-- begin SUPPLIED MATERIAL --

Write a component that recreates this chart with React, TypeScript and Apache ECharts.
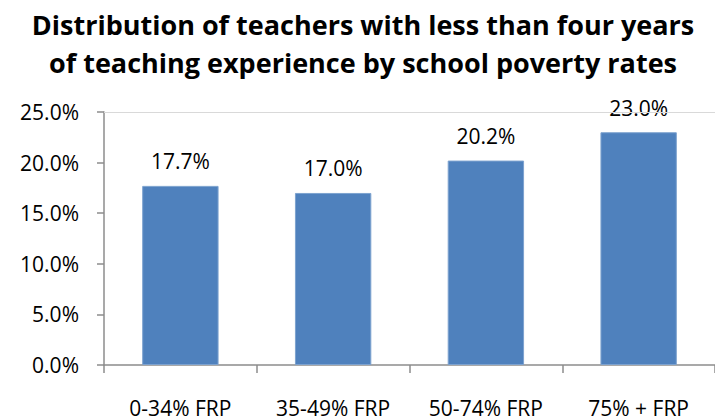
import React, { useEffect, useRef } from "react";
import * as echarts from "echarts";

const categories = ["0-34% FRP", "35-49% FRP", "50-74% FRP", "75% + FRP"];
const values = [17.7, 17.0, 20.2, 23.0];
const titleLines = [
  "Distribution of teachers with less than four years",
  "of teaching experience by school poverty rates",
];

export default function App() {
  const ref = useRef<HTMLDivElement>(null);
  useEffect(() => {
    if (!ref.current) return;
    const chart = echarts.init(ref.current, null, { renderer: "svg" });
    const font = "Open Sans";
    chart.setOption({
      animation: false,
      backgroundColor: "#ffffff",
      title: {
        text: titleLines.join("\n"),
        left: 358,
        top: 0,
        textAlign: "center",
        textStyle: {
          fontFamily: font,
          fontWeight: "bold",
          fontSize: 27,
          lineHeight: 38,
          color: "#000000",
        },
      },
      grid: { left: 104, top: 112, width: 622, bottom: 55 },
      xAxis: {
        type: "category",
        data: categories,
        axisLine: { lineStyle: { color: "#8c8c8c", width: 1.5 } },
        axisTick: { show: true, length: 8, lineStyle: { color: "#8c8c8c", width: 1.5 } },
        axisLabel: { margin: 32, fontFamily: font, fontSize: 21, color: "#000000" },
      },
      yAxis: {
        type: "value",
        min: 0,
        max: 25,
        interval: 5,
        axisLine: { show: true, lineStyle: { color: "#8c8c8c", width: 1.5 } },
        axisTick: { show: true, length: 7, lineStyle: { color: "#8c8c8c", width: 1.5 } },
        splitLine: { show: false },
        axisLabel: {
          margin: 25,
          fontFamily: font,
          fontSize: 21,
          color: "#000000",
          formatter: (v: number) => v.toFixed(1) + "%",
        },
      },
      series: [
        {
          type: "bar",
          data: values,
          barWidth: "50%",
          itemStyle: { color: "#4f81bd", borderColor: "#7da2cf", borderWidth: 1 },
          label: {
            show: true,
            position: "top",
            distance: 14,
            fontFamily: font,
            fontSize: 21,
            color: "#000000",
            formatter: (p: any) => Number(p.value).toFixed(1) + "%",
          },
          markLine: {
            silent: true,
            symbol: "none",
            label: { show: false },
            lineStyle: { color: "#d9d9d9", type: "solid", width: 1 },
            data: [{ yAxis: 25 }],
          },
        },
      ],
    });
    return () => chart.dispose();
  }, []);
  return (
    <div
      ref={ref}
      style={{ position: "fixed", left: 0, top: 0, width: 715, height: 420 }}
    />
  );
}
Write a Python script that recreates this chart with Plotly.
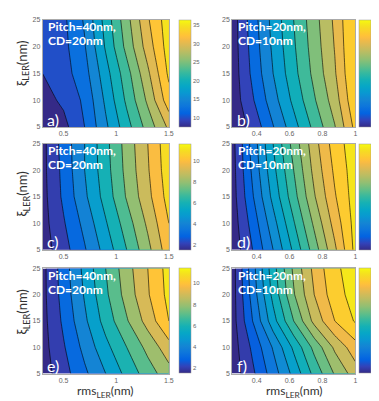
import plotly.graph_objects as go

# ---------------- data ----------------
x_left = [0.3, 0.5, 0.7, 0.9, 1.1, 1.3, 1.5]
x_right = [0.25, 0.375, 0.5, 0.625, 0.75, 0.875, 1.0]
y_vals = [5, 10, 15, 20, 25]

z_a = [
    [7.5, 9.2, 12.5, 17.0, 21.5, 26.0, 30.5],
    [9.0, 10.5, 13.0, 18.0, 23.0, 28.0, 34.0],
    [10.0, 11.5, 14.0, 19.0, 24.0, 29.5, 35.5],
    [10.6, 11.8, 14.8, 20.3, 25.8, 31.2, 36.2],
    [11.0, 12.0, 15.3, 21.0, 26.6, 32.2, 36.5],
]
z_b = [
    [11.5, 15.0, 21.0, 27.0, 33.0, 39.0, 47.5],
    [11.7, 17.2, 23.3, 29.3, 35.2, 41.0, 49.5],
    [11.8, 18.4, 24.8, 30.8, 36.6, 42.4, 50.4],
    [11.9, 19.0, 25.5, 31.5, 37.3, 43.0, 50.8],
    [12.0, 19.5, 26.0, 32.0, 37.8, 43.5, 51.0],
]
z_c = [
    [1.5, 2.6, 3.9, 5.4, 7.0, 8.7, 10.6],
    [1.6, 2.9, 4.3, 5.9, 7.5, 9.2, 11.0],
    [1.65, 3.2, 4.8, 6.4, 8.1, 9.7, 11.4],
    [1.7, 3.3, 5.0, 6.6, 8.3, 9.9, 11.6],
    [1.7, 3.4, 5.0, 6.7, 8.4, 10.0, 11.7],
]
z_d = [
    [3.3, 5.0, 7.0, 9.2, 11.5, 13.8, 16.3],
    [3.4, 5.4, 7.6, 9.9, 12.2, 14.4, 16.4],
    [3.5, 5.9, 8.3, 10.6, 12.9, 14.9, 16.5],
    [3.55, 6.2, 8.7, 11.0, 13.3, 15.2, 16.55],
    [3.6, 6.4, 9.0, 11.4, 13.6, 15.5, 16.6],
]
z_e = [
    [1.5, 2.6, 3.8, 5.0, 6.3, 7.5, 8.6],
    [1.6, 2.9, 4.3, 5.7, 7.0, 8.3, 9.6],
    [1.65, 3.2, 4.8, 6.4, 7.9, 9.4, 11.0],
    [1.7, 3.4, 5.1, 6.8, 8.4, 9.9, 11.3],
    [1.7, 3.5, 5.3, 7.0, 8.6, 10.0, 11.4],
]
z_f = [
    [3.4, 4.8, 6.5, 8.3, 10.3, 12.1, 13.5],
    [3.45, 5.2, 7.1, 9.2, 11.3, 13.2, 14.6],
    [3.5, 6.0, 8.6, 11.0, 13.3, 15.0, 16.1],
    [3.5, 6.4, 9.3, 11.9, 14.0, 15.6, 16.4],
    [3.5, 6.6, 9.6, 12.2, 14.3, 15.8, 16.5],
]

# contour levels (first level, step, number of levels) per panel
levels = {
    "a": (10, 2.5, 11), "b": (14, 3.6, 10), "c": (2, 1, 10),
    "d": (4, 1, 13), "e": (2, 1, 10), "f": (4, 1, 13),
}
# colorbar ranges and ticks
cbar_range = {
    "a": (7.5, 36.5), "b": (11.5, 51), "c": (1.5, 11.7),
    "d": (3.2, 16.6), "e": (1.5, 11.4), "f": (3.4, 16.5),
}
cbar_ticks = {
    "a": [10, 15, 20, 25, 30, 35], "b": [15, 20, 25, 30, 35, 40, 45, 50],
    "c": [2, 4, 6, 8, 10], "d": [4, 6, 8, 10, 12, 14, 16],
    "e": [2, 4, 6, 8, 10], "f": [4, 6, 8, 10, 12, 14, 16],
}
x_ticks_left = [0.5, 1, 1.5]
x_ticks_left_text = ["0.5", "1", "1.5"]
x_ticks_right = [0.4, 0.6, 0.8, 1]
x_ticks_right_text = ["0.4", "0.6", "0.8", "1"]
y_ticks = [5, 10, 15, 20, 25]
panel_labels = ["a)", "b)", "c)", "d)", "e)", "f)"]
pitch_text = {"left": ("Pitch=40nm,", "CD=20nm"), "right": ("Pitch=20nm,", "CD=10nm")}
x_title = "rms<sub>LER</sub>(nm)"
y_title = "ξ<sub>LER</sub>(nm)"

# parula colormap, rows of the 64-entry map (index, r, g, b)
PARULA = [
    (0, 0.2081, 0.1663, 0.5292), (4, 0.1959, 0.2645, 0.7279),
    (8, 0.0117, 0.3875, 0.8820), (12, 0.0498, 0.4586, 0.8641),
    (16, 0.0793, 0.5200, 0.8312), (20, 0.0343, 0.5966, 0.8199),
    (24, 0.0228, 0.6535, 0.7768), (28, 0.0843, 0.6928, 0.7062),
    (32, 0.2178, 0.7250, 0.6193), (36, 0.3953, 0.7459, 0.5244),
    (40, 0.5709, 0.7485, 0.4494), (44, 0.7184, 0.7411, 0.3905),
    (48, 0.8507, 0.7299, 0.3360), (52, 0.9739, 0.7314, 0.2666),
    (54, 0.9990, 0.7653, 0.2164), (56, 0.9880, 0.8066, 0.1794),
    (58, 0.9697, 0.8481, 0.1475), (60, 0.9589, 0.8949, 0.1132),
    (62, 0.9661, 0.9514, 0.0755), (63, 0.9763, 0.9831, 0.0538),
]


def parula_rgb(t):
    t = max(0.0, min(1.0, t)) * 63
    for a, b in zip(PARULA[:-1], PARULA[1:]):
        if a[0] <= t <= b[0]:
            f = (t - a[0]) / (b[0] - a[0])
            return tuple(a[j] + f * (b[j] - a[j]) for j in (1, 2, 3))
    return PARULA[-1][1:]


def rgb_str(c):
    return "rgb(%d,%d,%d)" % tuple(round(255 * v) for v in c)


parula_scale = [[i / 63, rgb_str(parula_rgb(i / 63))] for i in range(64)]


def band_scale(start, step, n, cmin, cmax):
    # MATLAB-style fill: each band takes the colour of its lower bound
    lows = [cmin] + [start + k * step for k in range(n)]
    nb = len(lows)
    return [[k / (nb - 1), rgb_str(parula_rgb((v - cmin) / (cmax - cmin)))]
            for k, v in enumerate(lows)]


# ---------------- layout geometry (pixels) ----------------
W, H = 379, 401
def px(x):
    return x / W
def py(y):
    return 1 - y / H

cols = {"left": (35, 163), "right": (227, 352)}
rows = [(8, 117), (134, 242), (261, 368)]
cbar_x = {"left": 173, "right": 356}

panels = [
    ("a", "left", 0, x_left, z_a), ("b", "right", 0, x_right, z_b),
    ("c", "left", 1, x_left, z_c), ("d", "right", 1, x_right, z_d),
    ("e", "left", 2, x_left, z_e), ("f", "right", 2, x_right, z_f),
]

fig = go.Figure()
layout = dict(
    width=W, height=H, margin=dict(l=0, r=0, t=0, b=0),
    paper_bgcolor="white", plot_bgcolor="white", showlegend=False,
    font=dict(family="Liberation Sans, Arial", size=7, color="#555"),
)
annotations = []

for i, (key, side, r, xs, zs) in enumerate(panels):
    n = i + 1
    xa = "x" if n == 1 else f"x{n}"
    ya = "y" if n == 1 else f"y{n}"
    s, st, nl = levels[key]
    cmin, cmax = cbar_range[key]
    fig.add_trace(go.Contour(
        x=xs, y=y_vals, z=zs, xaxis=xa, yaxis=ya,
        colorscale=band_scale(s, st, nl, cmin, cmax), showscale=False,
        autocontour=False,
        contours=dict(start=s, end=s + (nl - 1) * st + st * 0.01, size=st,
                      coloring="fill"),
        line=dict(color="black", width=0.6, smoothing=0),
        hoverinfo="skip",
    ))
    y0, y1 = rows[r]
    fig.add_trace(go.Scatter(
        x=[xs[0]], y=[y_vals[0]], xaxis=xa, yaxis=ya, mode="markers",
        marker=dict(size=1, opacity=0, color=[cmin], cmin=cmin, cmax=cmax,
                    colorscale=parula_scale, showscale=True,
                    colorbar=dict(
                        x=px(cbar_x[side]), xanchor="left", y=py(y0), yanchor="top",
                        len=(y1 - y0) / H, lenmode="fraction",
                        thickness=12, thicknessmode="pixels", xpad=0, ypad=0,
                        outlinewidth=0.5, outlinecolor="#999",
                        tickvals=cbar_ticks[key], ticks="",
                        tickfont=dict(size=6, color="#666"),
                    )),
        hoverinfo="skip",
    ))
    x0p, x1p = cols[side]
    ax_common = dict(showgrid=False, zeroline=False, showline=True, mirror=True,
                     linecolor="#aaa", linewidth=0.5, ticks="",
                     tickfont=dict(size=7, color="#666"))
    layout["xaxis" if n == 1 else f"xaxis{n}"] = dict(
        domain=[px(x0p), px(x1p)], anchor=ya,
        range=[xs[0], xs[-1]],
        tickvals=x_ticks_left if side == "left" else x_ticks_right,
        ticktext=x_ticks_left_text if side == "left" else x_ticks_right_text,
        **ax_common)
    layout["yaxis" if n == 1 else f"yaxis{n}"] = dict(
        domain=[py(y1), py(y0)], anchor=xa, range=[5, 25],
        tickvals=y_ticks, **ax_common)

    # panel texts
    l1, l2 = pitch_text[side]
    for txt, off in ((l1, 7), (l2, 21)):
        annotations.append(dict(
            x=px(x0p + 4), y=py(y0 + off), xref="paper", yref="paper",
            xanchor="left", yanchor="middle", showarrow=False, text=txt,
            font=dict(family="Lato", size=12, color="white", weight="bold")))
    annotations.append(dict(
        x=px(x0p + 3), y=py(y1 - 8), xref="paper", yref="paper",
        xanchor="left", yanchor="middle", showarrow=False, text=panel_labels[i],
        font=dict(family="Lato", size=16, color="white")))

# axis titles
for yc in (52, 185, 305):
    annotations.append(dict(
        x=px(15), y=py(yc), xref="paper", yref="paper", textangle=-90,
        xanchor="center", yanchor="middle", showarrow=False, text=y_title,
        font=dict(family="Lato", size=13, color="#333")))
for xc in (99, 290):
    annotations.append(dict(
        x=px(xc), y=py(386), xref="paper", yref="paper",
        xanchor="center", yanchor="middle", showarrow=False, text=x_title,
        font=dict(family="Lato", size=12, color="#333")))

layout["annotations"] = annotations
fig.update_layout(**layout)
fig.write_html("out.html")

-- end SUPPLIED MATERIAL --

■ **INSTRUCTIONS TO FOLLOW**
Extract the part of the records that opens with the line containing "Write a Python" and closes with the line containing "y_vals = [5, 10, 15, 20, 25]". Take only those lines, exactly, and no pictures.

■ **EXERCISE OUTPUT**
Write a Python script that recreates this chart with Plotly.
import plotly.graph_objects as go

# ---------------- data ----------------
x_left = [0.3, 0.5, 0.7, 0.9, 1.1, 1.3, 1.5]
x_right = [0.25, 0.375, 0.5, 0.625, 0.75, 0.875, 1.0]
y_vals = [5, 10, 15, 20, 25]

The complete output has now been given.